══ Provided data ══

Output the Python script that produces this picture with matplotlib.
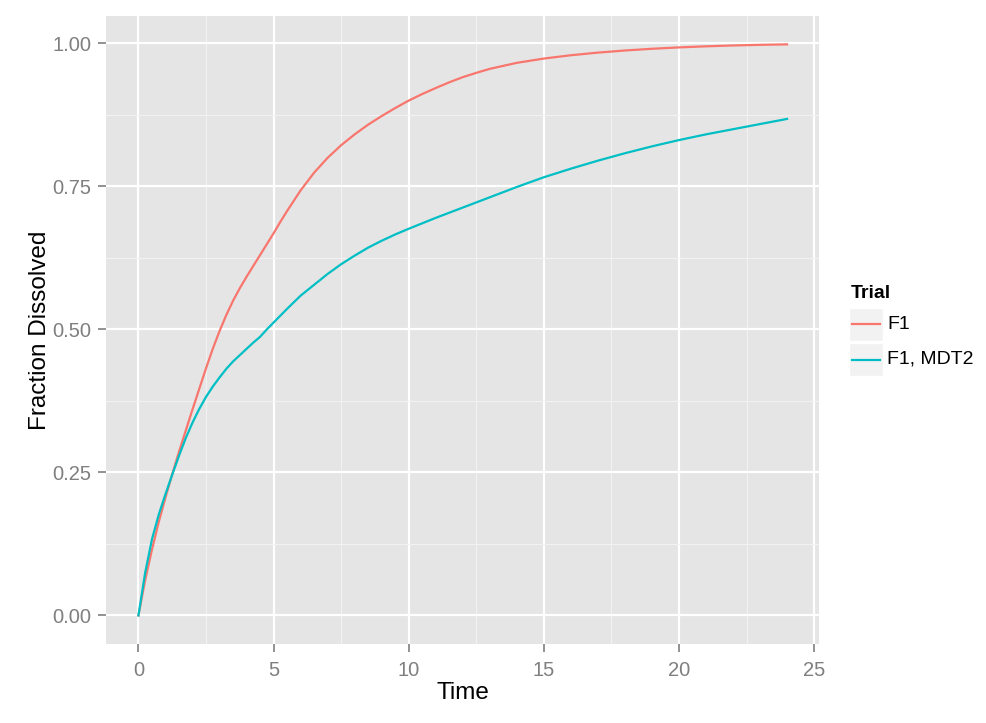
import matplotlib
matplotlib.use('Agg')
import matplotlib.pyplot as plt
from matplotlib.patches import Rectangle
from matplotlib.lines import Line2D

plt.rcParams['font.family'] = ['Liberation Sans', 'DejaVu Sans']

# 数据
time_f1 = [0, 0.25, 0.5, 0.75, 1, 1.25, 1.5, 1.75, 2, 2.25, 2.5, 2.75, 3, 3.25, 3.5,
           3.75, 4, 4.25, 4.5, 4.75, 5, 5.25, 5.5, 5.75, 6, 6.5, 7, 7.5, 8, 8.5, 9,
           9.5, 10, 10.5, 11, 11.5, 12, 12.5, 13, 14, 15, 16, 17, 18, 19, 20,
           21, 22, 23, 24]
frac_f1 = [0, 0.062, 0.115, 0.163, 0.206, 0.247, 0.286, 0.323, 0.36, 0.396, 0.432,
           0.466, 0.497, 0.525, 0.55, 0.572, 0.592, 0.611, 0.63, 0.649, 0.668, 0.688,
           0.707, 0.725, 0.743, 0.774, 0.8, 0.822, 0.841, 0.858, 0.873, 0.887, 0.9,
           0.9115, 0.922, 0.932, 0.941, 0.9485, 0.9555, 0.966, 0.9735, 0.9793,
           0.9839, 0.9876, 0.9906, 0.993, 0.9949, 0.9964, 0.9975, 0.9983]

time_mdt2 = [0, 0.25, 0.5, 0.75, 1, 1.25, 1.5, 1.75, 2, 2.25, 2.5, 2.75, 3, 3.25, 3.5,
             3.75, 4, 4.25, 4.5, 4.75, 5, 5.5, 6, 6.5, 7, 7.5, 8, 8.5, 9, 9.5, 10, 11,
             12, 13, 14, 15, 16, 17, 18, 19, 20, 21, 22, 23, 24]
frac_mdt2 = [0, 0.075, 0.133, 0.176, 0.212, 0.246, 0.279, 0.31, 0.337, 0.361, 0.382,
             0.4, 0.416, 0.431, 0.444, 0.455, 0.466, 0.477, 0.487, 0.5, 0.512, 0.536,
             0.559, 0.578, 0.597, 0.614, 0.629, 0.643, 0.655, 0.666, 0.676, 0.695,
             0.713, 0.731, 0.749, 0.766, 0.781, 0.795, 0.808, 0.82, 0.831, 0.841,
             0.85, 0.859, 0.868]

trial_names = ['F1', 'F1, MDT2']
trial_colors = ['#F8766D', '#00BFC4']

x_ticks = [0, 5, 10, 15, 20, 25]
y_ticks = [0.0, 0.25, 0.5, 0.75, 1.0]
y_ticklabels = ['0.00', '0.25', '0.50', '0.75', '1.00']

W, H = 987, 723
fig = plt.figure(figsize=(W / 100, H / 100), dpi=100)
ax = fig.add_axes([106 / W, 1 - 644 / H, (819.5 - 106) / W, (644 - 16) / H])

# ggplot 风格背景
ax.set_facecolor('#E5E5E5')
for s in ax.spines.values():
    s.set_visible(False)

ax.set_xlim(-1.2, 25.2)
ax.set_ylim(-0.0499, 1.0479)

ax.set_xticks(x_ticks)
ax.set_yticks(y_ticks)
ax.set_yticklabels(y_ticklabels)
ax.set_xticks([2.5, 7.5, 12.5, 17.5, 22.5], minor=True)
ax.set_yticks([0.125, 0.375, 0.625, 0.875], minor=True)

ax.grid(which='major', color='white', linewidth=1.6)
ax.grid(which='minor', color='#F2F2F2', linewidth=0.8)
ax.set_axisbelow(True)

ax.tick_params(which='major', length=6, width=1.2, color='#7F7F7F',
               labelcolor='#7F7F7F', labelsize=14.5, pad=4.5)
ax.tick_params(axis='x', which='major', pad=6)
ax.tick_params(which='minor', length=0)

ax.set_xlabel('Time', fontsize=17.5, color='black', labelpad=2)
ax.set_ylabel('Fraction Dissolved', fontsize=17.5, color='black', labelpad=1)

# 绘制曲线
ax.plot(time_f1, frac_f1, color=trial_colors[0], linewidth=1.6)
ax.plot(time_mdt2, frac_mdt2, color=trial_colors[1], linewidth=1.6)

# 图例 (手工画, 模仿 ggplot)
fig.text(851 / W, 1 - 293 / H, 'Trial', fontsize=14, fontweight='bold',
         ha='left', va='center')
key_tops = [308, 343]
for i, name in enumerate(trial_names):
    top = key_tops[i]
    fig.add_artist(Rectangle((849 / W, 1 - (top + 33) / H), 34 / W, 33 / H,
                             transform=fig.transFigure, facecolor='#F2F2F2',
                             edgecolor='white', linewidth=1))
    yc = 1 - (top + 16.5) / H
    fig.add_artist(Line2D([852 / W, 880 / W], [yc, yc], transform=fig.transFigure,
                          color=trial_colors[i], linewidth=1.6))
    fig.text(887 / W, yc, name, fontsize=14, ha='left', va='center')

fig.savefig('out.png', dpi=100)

═══

Exercise details :: Repeat the lines exactly as they stand, from the opening line of the data through the line with "0.9839, 0.9876, 0.9906, 0.993, 0.9949, 0.9964, 0.9975, 0.9983]". Pictures stay out of the copy.

Solution for this task ::
Output the Python script that produces this picture with matplotlib.
import matplotlib
matplotlib.use('Agg')
import matplotlib.pyplot as plt
from matplotlib.patches import Rectangle
from matplotlib.lines import Line2D

plt.rcParams['font.family'] = ['Liberation Sans', 'DejaVu Sans']

# 数据
time_f1 = [0, 0.25, 0.5, 0.75, 1, 1.25, 1.5, 1.75, 2, 2.25, 2.5, 2.75, 3, 3.25, 3.5,
           3.75, 4, 4.25, 4.5, 4.75, 5, 5.25, 5.5, 5.75, 6, 6.5, 7, 7.5, 8, 8.5, 9,
           9.5, 10, 10.5, 11, 11.5, 12, 12.5, 13, 14, 15, 16, 17, 18, 19, 20,
           21, 22, 23, 24]
frac_f1 = [0, 0.062, 0.115, 0.163, 0.206, 0.247, 0.286, 0.323, 0.36, 0.396, 0.432,
           0.466, 0.497, 0.525, 0.55, 0.572, 0.592, 0.611, 0.63, 0.649, 0.668, 0.688,
           0.707, 0.725, 0.743, 0.774, 0.8, 0.822, 0.841, 0.858, 0.873, 0.887, 0.9,
           0.9115, 0.922, 0.932, 0.941, 0.9485, 0.9555, 0.966, 0.9735, 0.9793,
           0.9839, 0.9876, 0.9906, 0.993, 0.9949, 0.9964, 0.9975, 0.9983]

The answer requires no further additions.